Im hinteren Teil des Cafés hat sich eine Schulklasse eingefunden - oder auch einfinden müssen. 15 heiße Schokoladen wurden hier schon lange nicht mehr verkauft. Sie alle lauschen dem exaltierten Sprachduktus der in Odessa lebenden, aber in der Steiermark so seltsam gewordenen Autorin. Wieder einmal überlistet sie uns alle, als sie vom scheinbaren Erzählen direkt in das erste Kapitel ihres Romans gleitet. Sie tut immer so, als müsste sie uns zuerst erklären, was es mit ihrer Hauptfigur, dem Anatol Grigorjevic Ivanov, auf sich hat, und auf einmal bemerkt man, dass sie jetzt in das Buch schaut und also liest. Funktioniert immer. Das ist ihr ganz persönlicher Häschen-aus-dem-Hut-Schmäh. Irgendwie charmant, auch wenn man ihr das nicht zutrauen würde.

Sainmus bieten zwischen den Kapiteln ganz famose, verjazzte Stimmungsmusik. Zwar will sich keine Friedhofsstimmung einstellen (Gott sei Dank!), aber das  dramatische Dröhnen des Cellos und die aufgeregte, zuweilen quietschvergnügte Gitarre lassen sogar die Schulkinder in den hinteren Reihen die Justin-Bieber-Scheitel wippen. Die zwei Musiker schauen sich nach dem musikalischen Intermezzo gegenseitig verwundert an. Ja, das war tatsächlich großartig!

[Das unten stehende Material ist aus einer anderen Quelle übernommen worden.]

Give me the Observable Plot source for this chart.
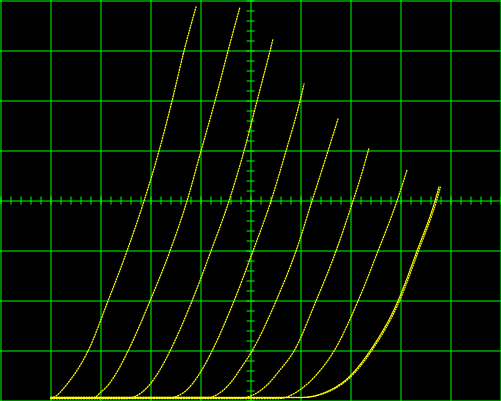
<!DOCTYPE html>
<html>
<head>
<meta charset="utf-8">
<script src="https://cdn.jsdelivr.net/npm/d3@7"></script>
<script src="https://cdn.jsdelivr.net/npm/@observablehq/plot@0.6"></script>
<style>
  html, body { margin: 0; padding: 0; background: #000; }
  #chart svg { display: block; }
</style>
</head>
<body>
<div id="chart"></div>
<script>
// Screen divisions: 10 horizontal, 8 vertical
const gridX = [0, 1, 2, 3, 4, 5, 6, 7, 8, 9, 10];
const gridY = [0, 1, 2, 3, 4, 5, 6, 7, 8];
const minorX = d3.range(0, 10.001, 0.2);
const minorY = d3.range(0, 8.001, 0.2);

// Traces, [x (div), y (div)]
const curve1 = [[1.00,0.06],[1.10,0.10],[1.24,0.24],[1.40,0.44],[1.60,0.74],[1.74,1.00],[2.14,2.00],[2.52,3.00],[2.86,4.00],[3.16,5.00],[3.42,6.00],[3.66,7.00],[3.90,7.88]];
const curve2 = [[1.00,0.06],[1.84,0.06],[2.00,0.18],[2.16,0.34],[2.32,0.58],[2.54,1.00],[2.98,2.00],[3.38,3.00],[3.72,4.00],[4.00,5.00],[4.28,6.00],[4.54,7.00],[4.78,7.88]];
const curve3 = [[1.00,0.05],[2.50,0.05],[2.80,0.16],[3.00,0.36],[3.20,0.66],[3.38,1.00],[3.82,2.00],[4.20,3.00],[4.56,4.00],[4.86,5.00],[5.12,6.00],[5.38,7.00],[5.44,7.24]];
const curve4 = [[1.00,0.06],[3.34,0.06],[3.64,0.16],[3.84,0.36],[4.04,0.66],[4.22,1.00],[4.66,2.00],[5.04,3.00],[5.40,4.00],[5.70,5.00],[5.98,6.00],[6.06,6.34]];
const curve5 = [[1.00,0.07],[4.14,0.07],[4.40,0.18],[4.62,0.40],[4.80,0.66],[5.02,1.00],[5.50,2.00],[5.90,3.00],[6.22,4.00],[6.54,5.00],[6.74,5.64]];
const curve6 = [[1.00,0.06],[4.80,0.06],[5.04,0.12],[5.30,0.30],[5.58,0.62],[5.86,1.00],[6.30,2.00],[6.70,3.00],[7.04,4.00],[7.20,4.50],[7.36,5.06]];
const curve7 = [[1.00,0.05],[5.56,0.05],[6.00,0.24],[6.34,0.56],[6.66,1.00],[7.14,2.00],[7.54,3.00],[7.92,4.00],[8.12,4.62]];
const curve8 = [[1.00,0.07],[6.00,0.07],[6.40,0.14],[6.70,0.28],[6.94,0.46],[7.16,0.70],[7.38,1.00],[7.94,2.00],[8.32,3.00],[8.68,4.00],[8.76,4.28]];

const thinCurves = [curve1, curve2, curve3, curve4, curve5, curve6, curve7];

const green = "#00ff00";
const yellow = "#ffff00";

const chart = Plot.plot({
  width: 501,
  height: 401,
  margin: 0,
  style: { background: "#000", overflow: "visible" },
  x: { domain: [0, 10], range: [0.5, 500.5], axis: null },
  y: { domain: [0, 8], range: [400.5, 0.5], axis: null },
  marks: [
    Plot.ruleX(gridX, { stroke: green, strokeWidth: 1 }),
    Plot.ruleY(gridY, { stroke: green, strokeWidth: 1 }),
    Plot.ruleX(minorX, { x: d => d, y1: 4, y2: 4, insetTop: -4, insetBottom: -4, stroke: green, strokeWidth: 1 }),
    Plot.ruleY(minorY, { y: d => d, x1: 5, x2: 5, insetLeft: -4, insetRight: -4, stroke: green, strokeWidth: 1 }),
    ...thinCurves.map(c => Plot.line(c, {
      x: d => d[0], y: d => d[1], curve: "monotone-x",
      stroke: yellow, strokeWidth: 1.3, strokeDasharray: "1.1 1.6"
    })),
    Plot.line(curve8, {
      x: d => d[0], y: d => d[1], curve: "monotone-x",
      stroke: yellow, strokeWidth: 1.3, strokeDasharray: "1.3 1.2"
    }),
    Plot.line(curve8, {
      x: d => d[0], y: d => d[1], curve: "monotone-x", dx: 1.5,
      stroke: yellow, strokeWidth: 1.2, strokeDasharray: "1 1.6"
    })
  ]
});
document.getElementById("chart").appendChild(chart);
</script>
</body>
</html>
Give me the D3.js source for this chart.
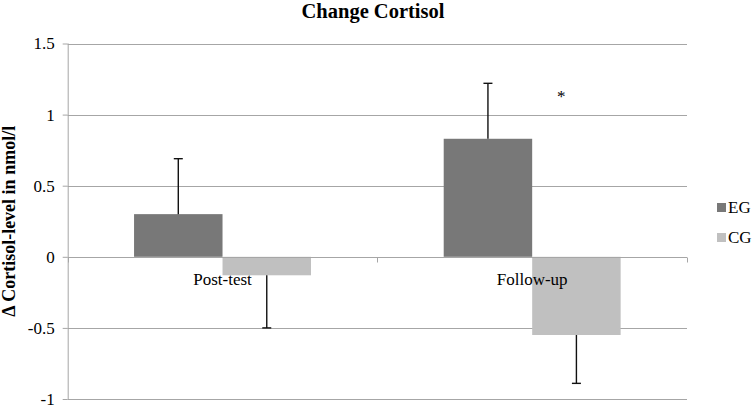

Simon wehrt sich gegen den Applaus mit dem Kapitel, das aus der Sicht des Hundes geschrieben ist. Sie erklärt, dass man ihr anfangs davon abgeraten habe. Doch Cordula Simon lässt sich von gar nichts abraten. Immerhin hat sie ja jetzt auch einen Vermögensverwalter. Das Kapitel ist aber sehr gelungen und eigentlich auch nur konsequent. Sätze wie der folgende lassen uns glauben, dass Simon selbst die allergrößte Hündin ist: "Wenn die wüssten, wie Wurst gemacht wird, man konnte es ja riechen (!), dann würden sie sie selbst bestimmt nicht anrühren."

Ja, die potemkinsche Hündin liest aus ihrem seltsamen Roman und bittet uns nach der Lesung noch in das Hinterzimmer, wo ukrainischer Vodka gereicht wird. Ich erlaube mir zu sagen, dass der letzte, den sie von dort mitgebracht hatte, besser war, was sie gewohnt abgeklärt mit dem Satz quittiert: "Das dürfte daran gelegen sein, dass du ihn aus der Flasche trankst." So, oder so ähnlich hat sie es gesagt. Jedenfalls erinnere ich es so. Mit ihrer tiefen Damenstimme, die sie sich über die Jahre antrainiert hat, und die man so mag; zumindest als Alternative zu ihrer Furienstimme oder ihrer Quietschstimme. Ein "Stimmchen" hatte sie noch nie, die Hündin. Aber eine Sprache, die hat sie schon immer gehabt...

Sollten Sie einmal in die Verlegenheit kommen, ein Buch von Simon kaufen und signieren lassen zu können: tun sie es! Sie schreibt da gerne ganz fiese Sachen rein, die aber nur halb so schlimm sind, weil man diese odessitische Sauklaue ohnehin kaum lesen kann! Wir sind froh, dass Cordula Simon nicht Ärztin geworden ist.